>> start TASK MATERIAL
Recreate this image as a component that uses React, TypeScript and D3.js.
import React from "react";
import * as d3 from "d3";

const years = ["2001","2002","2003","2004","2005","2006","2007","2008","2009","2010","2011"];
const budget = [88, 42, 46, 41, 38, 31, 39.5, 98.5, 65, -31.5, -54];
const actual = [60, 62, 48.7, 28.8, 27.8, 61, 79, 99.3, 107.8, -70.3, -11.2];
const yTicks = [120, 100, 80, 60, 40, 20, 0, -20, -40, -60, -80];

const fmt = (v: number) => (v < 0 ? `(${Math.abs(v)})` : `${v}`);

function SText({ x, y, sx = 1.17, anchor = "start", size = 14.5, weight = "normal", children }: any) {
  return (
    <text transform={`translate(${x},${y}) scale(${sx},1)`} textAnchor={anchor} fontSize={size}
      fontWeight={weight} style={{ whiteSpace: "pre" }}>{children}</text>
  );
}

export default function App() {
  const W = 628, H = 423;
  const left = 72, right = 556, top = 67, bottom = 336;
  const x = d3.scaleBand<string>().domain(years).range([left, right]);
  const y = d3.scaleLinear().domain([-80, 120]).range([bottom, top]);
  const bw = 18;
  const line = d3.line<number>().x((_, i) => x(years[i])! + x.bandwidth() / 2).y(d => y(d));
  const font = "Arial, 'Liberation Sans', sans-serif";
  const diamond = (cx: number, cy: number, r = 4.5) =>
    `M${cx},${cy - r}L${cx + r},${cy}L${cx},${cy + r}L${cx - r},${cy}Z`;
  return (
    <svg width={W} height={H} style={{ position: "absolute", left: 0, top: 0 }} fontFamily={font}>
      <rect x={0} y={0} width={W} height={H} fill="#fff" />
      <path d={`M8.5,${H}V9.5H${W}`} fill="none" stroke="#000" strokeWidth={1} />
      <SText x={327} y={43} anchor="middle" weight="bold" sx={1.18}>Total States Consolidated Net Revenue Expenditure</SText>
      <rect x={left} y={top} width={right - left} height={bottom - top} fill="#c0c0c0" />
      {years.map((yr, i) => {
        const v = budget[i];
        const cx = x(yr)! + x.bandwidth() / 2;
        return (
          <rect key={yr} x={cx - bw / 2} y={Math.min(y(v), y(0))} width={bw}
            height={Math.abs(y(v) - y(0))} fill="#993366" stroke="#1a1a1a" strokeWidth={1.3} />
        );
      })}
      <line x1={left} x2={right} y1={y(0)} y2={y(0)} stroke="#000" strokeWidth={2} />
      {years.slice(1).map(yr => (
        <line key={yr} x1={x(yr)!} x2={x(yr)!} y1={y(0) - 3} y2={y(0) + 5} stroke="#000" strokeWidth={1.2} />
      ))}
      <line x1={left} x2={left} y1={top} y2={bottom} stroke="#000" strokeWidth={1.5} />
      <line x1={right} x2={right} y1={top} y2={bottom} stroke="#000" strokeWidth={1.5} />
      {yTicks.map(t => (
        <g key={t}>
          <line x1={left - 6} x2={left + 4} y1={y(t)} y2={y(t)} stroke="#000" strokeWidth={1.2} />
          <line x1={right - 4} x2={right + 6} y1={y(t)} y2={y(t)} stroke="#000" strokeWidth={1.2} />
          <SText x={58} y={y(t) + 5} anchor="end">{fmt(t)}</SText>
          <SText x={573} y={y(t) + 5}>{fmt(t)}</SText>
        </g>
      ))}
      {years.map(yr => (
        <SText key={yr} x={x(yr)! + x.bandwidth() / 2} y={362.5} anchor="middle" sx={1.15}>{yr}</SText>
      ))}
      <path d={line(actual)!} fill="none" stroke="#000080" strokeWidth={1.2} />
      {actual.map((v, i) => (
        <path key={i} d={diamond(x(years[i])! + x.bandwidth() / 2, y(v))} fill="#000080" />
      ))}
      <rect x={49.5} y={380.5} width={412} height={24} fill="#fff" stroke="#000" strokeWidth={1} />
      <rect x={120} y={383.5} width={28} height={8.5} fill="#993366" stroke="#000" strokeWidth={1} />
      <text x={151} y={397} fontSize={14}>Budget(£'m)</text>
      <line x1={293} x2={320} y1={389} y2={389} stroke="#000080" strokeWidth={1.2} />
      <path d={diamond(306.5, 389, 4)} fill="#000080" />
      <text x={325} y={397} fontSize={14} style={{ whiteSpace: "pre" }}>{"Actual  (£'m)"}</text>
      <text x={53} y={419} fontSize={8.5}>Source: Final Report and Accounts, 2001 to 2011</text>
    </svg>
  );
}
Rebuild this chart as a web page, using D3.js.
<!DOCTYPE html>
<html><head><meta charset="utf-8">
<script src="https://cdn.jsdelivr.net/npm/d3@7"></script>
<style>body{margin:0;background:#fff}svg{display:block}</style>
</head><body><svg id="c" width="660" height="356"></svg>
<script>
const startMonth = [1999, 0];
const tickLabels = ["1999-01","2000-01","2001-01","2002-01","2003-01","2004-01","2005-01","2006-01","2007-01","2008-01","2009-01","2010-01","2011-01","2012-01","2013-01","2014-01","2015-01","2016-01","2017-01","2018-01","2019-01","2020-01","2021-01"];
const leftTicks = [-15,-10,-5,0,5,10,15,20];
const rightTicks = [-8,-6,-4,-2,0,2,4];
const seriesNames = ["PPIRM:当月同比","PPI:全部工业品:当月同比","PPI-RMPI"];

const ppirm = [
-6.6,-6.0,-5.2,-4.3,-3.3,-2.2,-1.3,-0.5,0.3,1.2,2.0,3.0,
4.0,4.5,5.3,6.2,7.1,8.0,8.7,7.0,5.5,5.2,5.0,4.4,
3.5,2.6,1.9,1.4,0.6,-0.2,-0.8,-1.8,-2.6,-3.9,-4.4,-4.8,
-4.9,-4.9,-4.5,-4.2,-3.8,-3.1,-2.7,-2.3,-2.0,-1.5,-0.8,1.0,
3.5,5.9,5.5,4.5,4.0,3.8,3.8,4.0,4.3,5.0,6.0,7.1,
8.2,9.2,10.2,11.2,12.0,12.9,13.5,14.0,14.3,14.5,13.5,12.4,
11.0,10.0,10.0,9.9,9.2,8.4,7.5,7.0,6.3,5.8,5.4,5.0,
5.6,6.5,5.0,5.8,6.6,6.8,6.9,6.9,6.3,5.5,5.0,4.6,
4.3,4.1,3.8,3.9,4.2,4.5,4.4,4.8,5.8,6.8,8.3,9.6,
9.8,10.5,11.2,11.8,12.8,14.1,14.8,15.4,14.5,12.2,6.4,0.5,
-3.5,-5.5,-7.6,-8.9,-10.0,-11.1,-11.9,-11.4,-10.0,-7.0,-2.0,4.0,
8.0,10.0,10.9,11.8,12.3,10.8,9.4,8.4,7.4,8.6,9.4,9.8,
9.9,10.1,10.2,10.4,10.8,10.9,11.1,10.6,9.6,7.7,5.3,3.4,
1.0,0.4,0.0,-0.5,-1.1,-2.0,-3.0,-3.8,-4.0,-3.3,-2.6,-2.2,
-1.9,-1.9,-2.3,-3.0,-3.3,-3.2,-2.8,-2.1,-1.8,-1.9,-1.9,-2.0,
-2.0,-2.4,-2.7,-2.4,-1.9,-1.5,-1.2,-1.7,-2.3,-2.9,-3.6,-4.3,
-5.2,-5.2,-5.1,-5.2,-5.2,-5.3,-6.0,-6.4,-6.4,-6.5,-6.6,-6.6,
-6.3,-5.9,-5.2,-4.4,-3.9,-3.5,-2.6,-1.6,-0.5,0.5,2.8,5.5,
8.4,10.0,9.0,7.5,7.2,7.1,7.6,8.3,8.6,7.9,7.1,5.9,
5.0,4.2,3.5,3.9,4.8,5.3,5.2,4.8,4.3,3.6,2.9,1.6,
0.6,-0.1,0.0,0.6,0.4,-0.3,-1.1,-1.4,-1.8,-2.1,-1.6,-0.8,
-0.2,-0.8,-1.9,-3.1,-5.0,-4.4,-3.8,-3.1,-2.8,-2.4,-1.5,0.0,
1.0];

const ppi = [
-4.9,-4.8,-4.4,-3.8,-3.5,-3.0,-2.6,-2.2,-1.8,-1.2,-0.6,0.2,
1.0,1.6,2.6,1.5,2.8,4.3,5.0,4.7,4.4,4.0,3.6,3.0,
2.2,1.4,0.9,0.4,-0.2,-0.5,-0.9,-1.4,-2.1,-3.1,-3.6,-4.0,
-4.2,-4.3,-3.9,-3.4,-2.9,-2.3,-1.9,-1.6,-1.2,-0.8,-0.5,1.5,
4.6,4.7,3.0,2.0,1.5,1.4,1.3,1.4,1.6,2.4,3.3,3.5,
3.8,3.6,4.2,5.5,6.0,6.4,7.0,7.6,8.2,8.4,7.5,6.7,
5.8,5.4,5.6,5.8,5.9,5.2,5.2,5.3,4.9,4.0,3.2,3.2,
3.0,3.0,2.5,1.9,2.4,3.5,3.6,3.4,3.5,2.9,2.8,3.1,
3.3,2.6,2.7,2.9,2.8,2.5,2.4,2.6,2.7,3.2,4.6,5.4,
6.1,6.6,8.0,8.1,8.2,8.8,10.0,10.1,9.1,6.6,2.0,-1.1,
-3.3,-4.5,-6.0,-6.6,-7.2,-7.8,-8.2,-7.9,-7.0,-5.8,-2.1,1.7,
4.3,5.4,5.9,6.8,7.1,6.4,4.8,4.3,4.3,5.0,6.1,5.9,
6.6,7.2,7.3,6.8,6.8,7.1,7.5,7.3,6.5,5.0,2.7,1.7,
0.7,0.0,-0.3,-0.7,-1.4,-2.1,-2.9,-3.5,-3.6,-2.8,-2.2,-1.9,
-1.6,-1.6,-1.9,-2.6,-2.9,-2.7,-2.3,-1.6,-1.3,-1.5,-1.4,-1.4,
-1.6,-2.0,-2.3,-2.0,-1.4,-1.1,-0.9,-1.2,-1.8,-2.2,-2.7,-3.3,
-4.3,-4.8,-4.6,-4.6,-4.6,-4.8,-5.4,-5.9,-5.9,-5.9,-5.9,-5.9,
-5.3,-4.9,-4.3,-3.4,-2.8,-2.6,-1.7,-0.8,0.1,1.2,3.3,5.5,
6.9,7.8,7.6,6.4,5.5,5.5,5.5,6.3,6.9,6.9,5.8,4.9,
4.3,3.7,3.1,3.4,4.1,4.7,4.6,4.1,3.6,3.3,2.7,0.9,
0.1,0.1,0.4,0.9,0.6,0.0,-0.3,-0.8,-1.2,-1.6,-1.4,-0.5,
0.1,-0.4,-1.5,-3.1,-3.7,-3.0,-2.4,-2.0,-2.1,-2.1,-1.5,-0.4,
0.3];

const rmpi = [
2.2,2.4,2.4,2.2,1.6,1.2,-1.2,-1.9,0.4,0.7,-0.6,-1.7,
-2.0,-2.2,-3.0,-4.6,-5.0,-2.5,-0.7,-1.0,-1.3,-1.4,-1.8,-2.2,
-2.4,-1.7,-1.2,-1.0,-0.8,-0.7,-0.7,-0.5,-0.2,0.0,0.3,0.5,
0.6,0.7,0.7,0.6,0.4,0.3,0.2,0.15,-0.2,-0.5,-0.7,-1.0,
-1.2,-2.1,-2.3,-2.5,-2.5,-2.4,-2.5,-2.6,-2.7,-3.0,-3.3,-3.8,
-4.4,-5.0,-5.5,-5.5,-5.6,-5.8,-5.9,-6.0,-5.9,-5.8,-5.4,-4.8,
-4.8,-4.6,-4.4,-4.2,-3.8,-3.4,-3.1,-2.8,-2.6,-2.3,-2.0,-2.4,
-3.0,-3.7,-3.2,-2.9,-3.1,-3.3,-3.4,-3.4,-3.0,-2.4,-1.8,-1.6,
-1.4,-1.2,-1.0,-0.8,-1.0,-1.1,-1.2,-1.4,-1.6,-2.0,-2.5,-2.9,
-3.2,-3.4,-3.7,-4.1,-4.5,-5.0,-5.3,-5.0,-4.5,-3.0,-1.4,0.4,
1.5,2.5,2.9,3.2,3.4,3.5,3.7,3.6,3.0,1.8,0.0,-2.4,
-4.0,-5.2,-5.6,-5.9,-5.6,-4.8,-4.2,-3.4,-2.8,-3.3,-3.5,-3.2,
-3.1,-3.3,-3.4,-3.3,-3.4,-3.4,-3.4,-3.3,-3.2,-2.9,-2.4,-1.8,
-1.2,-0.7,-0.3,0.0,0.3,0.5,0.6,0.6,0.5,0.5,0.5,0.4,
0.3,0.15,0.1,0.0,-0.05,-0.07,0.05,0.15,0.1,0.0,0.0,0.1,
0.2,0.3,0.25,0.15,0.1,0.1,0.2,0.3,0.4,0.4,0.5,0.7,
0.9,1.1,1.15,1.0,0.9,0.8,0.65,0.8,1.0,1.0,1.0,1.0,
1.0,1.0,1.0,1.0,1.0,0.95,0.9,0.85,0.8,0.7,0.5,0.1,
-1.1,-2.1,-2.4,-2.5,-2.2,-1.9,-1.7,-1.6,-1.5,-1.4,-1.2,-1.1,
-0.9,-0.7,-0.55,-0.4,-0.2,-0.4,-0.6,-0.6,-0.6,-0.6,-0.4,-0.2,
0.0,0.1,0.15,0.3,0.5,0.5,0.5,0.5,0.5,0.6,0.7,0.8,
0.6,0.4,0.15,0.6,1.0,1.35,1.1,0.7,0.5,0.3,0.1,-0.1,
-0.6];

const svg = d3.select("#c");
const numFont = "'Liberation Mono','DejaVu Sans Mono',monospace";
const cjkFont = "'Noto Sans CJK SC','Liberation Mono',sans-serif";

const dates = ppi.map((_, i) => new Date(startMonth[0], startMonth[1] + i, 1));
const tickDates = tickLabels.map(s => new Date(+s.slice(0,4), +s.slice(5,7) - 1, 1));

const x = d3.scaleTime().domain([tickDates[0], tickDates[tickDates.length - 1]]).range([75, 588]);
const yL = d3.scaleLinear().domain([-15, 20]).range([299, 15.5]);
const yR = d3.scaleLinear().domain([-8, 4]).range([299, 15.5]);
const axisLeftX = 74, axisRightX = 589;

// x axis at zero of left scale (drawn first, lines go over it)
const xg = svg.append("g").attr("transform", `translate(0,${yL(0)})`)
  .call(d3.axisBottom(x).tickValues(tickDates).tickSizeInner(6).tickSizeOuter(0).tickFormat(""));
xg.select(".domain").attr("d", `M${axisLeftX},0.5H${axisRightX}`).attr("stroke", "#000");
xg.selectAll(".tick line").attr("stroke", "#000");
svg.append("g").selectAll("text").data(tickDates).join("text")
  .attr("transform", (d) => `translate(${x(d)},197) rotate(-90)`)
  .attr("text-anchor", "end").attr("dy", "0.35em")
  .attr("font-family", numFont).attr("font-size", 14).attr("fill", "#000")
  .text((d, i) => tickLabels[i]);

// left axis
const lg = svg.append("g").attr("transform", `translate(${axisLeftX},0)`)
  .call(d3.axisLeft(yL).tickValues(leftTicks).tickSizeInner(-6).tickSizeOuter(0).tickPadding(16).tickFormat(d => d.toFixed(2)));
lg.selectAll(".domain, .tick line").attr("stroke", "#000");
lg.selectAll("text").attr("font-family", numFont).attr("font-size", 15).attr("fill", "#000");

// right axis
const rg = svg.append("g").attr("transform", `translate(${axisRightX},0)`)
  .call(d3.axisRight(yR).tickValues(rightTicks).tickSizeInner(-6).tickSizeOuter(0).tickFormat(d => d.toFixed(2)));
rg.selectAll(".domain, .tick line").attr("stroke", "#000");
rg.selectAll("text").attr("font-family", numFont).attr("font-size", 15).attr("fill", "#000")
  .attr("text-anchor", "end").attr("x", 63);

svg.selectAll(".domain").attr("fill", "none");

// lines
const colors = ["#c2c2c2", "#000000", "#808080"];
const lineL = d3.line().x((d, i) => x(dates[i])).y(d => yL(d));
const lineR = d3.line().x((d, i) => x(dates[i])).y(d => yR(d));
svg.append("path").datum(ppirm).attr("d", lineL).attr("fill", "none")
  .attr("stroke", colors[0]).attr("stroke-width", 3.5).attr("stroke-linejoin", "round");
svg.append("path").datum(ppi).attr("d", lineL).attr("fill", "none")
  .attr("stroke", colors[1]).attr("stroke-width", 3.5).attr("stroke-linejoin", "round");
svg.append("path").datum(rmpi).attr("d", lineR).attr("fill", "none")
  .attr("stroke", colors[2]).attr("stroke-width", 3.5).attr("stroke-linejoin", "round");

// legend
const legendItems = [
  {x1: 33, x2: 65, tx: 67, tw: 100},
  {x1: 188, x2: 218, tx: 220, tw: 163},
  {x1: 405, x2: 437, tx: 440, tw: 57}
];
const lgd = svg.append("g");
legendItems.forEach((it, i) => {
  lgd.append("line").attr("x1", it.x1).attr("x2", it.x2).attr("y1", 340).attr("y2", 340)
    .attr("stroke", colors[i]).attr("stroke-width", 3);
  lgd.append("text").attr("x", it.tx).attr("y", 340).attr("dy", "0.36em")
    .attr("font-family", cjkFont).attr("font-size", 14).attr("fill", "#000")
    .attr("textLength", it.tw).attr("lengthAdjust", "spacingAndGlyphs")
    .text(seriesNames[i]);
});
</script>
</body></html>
>> end TASK MATERIAL
**EXERCISE BRIEF**
Report how many lines in the records hold the word "React", giving the number and nothing else.

**OUTPUT FOR THIS EXERCISE**
2